Following the Supreme Court’s ruling, the state’s legislative leaders filed motions asking the Commonwealth Court to again consider dismissing the complaint and to resolve certain preliminary legal objections that they had raised but which, they allege, were not covered by the Supreme Court’s decision.
Governor Tom Wolf, although he is one of the named defendants, refused to join in the motions filed by Joseph B. Scarnati, President pro tempore of the Pennsylvania Senate, and Michael C. Turzai, Speaker of the House; he and the state Department of Education requested that the Commonwealth Court “enter an order setting the deadline for answers to the Petition for Review so that the parties may swiftly undertake discovery and move this matter toward a resolution.”
Senator Scarnati argued that the funding laws that were in effect in 2014 when the case was filed were superseded by subsequent legislation and that, therefore, the case is now moot. The Speaker’s motion asks the Court to now decide certain legal issues such as whether there is an individual right to
In a decision issued on May 7, 2018, the Commonwealth Court rejected most of the legislative leaders’ arguments, but permitted the parties to submit further arguments on the question of whether the passage in 2016, after the complaint had been filed, of a new education finance statute (Act 35) mooted the plaintiff’s basic claims.
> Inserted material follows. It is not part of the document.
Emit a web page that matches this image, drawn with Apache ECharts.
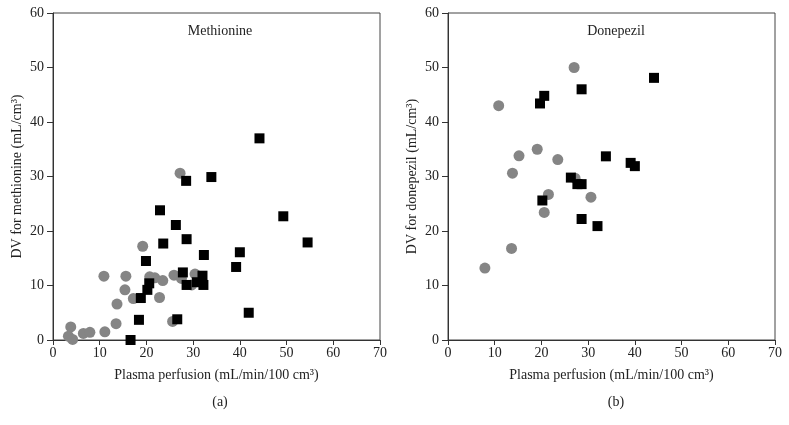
<!DOCTYPE html>
<html>
<head>
<meta charset="utf-8">
<script src="https://cdn.jsdelivr.net/npm/echarts@6/dist/echarts.min.js"></script>
<style>
html,body{margin:0;padding:0;background:#fff;}
#chart{width:789px;height:425px;}
</style>
</head>
<body>
<div id="chart"></div>
<script>
// ---- data ----
var xTicks = [0, 10, 20, 30, 40, 50, 60, 70];
var yTicks = [0, 10, 20, 30, 40, 50, 60];
var panelTitles = ['Methionine', 'Donepezil'];
var panelLetters = ['(a)', '(b)'];
var xAxisTitle = 'Plasma perfusion (mL/min/100 cm³)';
var yAxisTitles = ['DV for methionine (mL/cm³)', 'DV for donepezil (mL/cm³)'];

var methionineCircles = [
  [3.3, 0.7], [3.8, 2.4], [4.2, 0.1], [6.5, 1.2], [7.9, 1.4], [11.1, 1.5],
  [13.5, 3.0], [13.7, 6.6], [15.4, 9.2], [10.9, 11.7], [15.6, 11.7], [17.2, 7.6],
  [19.2, 17.2], [20.7, 11.6], [21.8, 11.4], [22.8, 7.8], [23.5, 10.9], [25.6, 3.4],
  [25.9, 11.9], [27.2, 30.6], [27.5, 11.3], [29.7, 10.1], [30.4, 12.1]
];
var methionineSquares = [
  [16.6, 0.0], [18.4, 3.7], [18.8, 7.7], [20.2, 9.2], [20.6, 10.4], [19.9, 14.5],
  [22.9, 23.8], [23.6, 17.7], [26.3, 21.1], [26.6, 3.8], [27.8, 12.4], [28.5, 29.2],
  [28.6, 18.5], [28.6, 10.1], [30.8, 10.6], [32.0, 11.8], [32.2, 10.1], [32.3, 15.6],
  [33.9, 29.9], [44.2, 37.0], [39.2, 13.4], [40.0, 16.1], [41.9, 5.0], [49.3, 22.7],
  [54.5, 17.9]
];
var donepezilCircles = [
  [27.0, 50.0], [10.85, 43.0], [15.2, 33.8], [19.1, 35.0], [23.5, 33.1], [13.8, 30.6],
  [27.2, 29.7], [21.5, 26.7], [20.6, 23.4], [30.6, 26.2], [13.6, 16.8], [7.9, 13.2]
];
var donepezilSquares = [
  [20.6, 44.8], [19.7, 43.4], [28.6, 46.0], [44.1, 48.1], [33.8, 33.7], [39.1, 32.5],
  [40.0, 31.9], [26.3, 29.8], [27.7, 28.6], [28.6, 28.6], [20.2, 25.6], [28.6, 22.2],
  [32.0, 20.9]
];

// ---- chart ----
var FONT = 'Liberation Serif';
var FS = 14;
var chart = echarts.init(document.getElementById('chart'));
var grids = [
  {left: 53, top: 13, width: 327, height: 327},
  {left: 448, top: 13, width: 327, height: 327}
];
function makeX(i) {
  return {
    type: 'value', gridIndex: i, min: xTicks[0], max: xTicks[xTicks.length - 1], interval: 10,
    splitLine: {show: false},
    axisLine: {show: true, onZero: false, lineStyle: {color: '#333', width: 1}},
    axisTick: {show: true, length: 5, lineStyle: {color: '#333'}},
    axisLabel: {color: '#222', fontFamily: FONT, fontSize: FS, margin: 6},
    name: xAxisTitle, nameLocation: 'middle', nameGap: 28,
    nameTextStyle: {color: '#222', fontFamily: FONT, fontSize: FS}
  };
}
function makeY(i) {
  return {
    type: 'value', gridIndex: i, min: yTicks[0], max: yTicks[yTicks.length - 1], interval: 10,
    splitLine: {show: false},
    axisLine: {show: true, onZero: false, lineStyle: {color: '#333', width: 1}},
    axisTick: {show: true, length: 6, lineStyle: {color: '#333'}},
    axisLabel: {color: '#222', fontFamily: FONT, fontSize: FS, margin: 9},
    name: yAxisTitles[i], nameLocation: 'middle', nameGap: 29, nameRotate: 90,
    nameTextStyle: {color: '#222', fontFamily: FONT, fontSize: FS}
  };
}
function grid(g) {
  return Object.assign({show: true, borderColor: '#444', borderWidth: 1, backgroundColor: 'transparent'}, g);
}
function textStyle() {
  return {fontFamily: FONT, fontSize: FS, fontWeight: 'normal', color: '#222'};
}
chart.setOption({
  animation: false,
  backgroundColor: '#fff',
  grid: [grid(grids[0]), grid(grids[1])],
  xAxis: [makeX(0), makeX(1)],
  yAxis: [makeY(0), makeY(1)],
  title: [
    {text: panelTitles[0], left: 215, top: 19, textAlign: 'center', textStyle: textStyle()},
    {text: panelTitles[1], left: 611, top: 19, textAlign: 'center', textStyle: textStyle()},
    {text: panelLetters[0], left: 215, top: 390, textAlign: 'center', textStyle: textStyle()},
    {text: panelLetters[1], left: 611, top: 390, textAlign: 'center', textStyle: textStyle()}
  ],
  series: [
    {type: 'scatter', xAxisIndex: 0, yAxisIndex: 0, data: methionineCircles,
     symbol: 'circle', symbolSize: 11, itemStyle: {color: '#858585', opacity: 1}},
    {type: 'scatter', xAxisIndex: 0, yAxisIndex: 0, data: methionineSquares,
     symbol: 'rect', symbolSize: 10, itemStyle: {color: '#000', opacity: 1}},
    {type: 'scatter', xAxisIndex: 1, yAxisIndex: 1, data: donepezilCircles,
     symbol: 'circle', symbolSize: 11, itemStyle: {color: '#858585', opacity: 1}},
    {type: 'scatter', xAxisIndex: 1, yAxisIndex: 1, data: donepezilSquares,
     symbol: 'rect', symbolSize: 10, itemStyle: {color: '#000', opacity: 1}}
  ]
});
</script>
</body>
</html>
Republican Senate Majority Leader Joseph Scarnati, Democratic Governor Tom Wolf and the plaintiffs submitted supplemental briefs addressing this point.
Scarnati argued that the plaintiffs’ challenge focused on the prior statute and that the plaintiff districts have received substantial additional funding under the new formula, which specifically takes into account district wealth, number of students in poverty, charter schools and other factors. Plaintiffs argued in response that Act 35 only applies to new money received by school districts but that base funding amounts that existed prior to 2016 are still provided to all school districts; in fact, less than 10% of state funding distributed since 2016 has been determined by the new Act 35 formula.
Gov. Wolf’s brief — also filed on behalf of the state education department and the other executive defendants — agreed with the plaintiffs’ position that the basic issue is whether students in the plaintiff low-income districts are receiving an adequate and equitable education and not the details of an isolated statutory enactment.
On August 21, 2018, Commonwealth Court Judge Robert Simpson ruled that the case is not moot and that it can now proceed to trial. In August, 2021, Judge Jubelirer denied the House Speaker’s motion to preclude the plaintiffs from presenting evidence of, “the disproportionate impact on racial and/or ethnic minorities, such as spending or achievement gaps,” because plaintiffs’ claims challenged the adequacy and the equity of the state’s education finance system, but had not alleged that it was racially discriminatory. She found persuasive decisions of other courts around the country, which had held that how children of color are doing is relevant to a claim about whether a system is working for all students. Moreover, the Court agreed that, “evidence about who lives in [Pennsylvania’s] low wealth school districts is relevant to the Petitioners’ claims,” as to how those children are doing. The judge did, however, grant the Speaker’s motion to preclude certain, “background evidence,” in some of the plaintiffs’ expert reports that included general statements like the fact that Pennsylvania’s schools are, “among the most deeply segregated,” in the nation.
The trial is now scheduled to begin on October 12.